» **AIM OF THE EXERCISE**: Give again only the lines running from the one with "Output the Python" through the one with "from matplotlib.patches import Rectangle, Patch", inclusive. Omit every picture.

(Code that draws figures)
--------
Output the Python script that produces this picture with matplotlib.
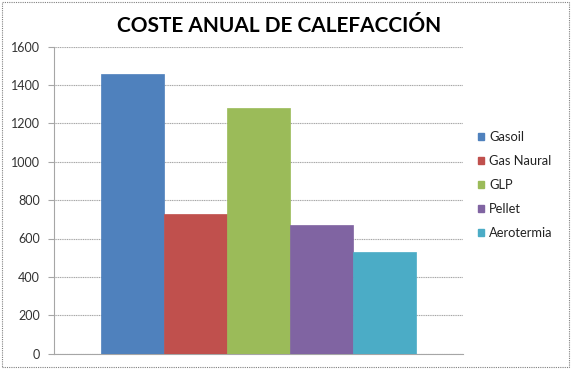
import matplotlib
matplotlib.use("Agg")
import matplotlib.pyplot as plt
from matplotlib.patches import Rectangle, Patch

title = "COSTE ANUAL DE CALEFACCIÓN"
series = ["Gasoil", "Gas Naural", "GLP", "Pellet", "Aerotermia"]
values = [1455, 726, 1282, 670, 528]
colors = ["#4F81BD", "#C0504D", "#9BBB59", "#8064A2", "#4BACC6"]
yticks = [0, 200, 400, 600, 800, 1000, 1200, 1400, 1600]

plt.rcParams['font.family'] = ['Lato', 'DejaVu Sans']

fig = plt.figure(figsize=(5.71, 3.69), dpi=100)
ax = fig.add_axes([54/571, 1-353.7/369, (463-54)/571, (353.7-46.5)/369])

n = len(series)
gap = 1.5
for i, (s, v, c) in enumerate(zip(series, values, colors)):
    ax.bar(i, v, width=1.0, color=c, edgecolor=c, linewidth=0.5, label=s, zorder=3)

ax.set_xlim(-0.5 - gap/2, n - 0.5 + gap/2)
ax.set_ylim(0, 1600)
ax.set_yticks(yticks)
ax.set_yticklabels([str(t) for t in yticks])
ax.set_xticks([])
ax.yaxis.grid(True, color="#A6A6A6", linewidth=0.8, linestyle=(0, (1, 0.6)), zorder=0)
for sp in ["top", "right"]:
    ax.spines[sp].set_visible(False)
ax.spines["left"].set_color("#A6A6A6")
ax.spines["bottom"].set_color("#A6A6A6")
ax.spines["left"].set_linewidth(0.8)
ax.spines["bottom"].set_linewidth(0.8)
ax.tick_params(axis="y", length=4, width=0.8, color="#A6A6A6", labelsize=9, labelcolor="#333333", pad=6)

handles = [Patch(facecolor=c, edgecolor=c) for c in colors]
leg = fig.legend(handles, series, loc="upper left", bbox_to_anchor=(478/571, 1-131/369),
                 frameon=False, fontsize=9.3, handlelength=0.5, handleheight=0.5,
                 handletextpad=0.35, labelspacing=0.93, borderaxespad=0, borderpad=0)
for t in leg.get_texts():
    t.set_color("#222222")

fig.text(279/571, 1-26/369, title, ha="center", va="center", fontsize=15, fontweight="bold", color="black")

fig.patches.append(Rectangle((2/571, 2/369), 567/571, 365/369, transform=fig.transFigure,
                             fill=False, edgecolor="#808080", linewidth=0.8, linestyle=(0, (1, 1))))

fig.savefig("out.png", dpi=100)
--------
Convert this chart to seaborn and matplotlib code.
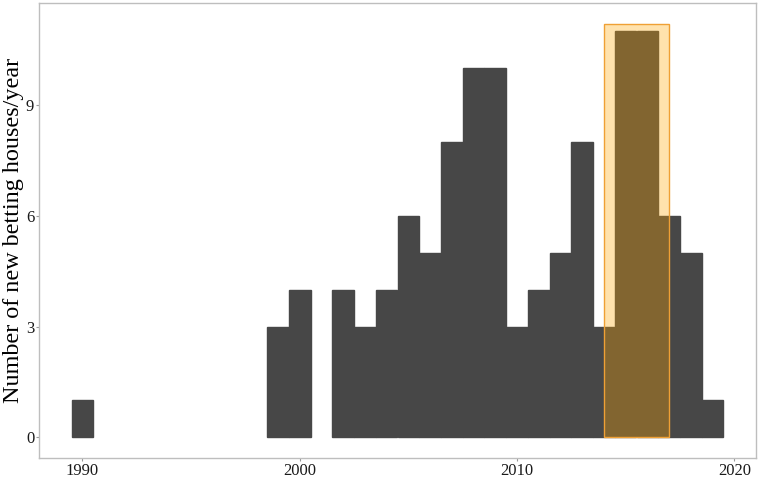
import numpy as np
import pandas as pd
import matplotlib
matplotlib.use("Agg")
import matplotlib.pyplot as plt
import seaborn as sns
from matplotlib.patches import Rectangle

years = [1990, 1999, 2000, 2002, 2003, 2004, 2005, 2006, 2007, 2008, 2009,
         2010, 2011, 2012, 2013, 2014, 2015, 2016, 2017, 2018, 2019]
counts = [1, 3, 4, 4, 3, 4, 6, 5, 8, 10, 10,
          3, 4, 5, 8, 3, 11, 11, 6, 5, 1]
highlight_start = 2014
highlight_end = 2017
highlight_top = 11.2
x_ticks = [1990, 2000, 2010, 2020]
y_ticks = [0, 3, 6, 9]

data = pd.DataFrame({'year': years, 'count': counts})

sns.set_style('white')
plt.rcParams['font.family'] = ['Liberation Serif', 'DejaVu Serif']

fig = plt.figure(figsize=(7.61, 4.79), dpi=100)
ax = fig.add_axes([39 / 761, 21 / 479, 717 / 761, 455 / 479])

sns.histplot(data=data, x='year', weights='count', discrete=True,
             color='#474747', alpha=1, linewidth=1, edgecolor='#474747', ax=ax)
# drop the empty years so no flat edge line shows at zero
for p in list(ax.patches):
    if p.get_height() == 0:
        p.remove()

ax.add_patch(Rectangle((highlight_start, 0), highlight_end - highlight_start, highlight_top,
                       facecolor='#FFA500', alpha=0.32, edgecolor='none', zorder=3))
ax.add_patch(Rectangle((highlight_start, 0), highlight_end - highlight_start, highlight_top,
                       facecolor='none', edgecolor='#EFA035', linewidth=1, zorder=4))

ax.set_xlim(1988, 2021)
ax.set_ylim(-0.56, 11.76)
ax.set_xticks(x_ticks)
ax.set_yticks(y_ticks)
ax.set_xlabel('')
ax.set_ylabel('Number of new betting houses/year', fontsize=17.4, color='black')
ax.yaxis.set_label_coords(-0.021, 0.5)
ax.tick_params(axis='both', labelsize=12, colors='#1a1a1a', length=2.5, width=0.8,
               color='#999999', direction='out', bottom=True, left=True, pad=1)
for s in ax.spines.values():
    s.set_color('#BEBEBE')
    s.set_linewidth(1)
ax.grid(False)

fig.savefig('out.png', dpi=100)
--------
» **THE ANSWER**:
Output the Python script that produces this picture with matplotlib.
import matplotlib
matplotlib.use("Agg")
import matplotlib.pyplot as plt
from matplotlib.patches import Rectangle, Patch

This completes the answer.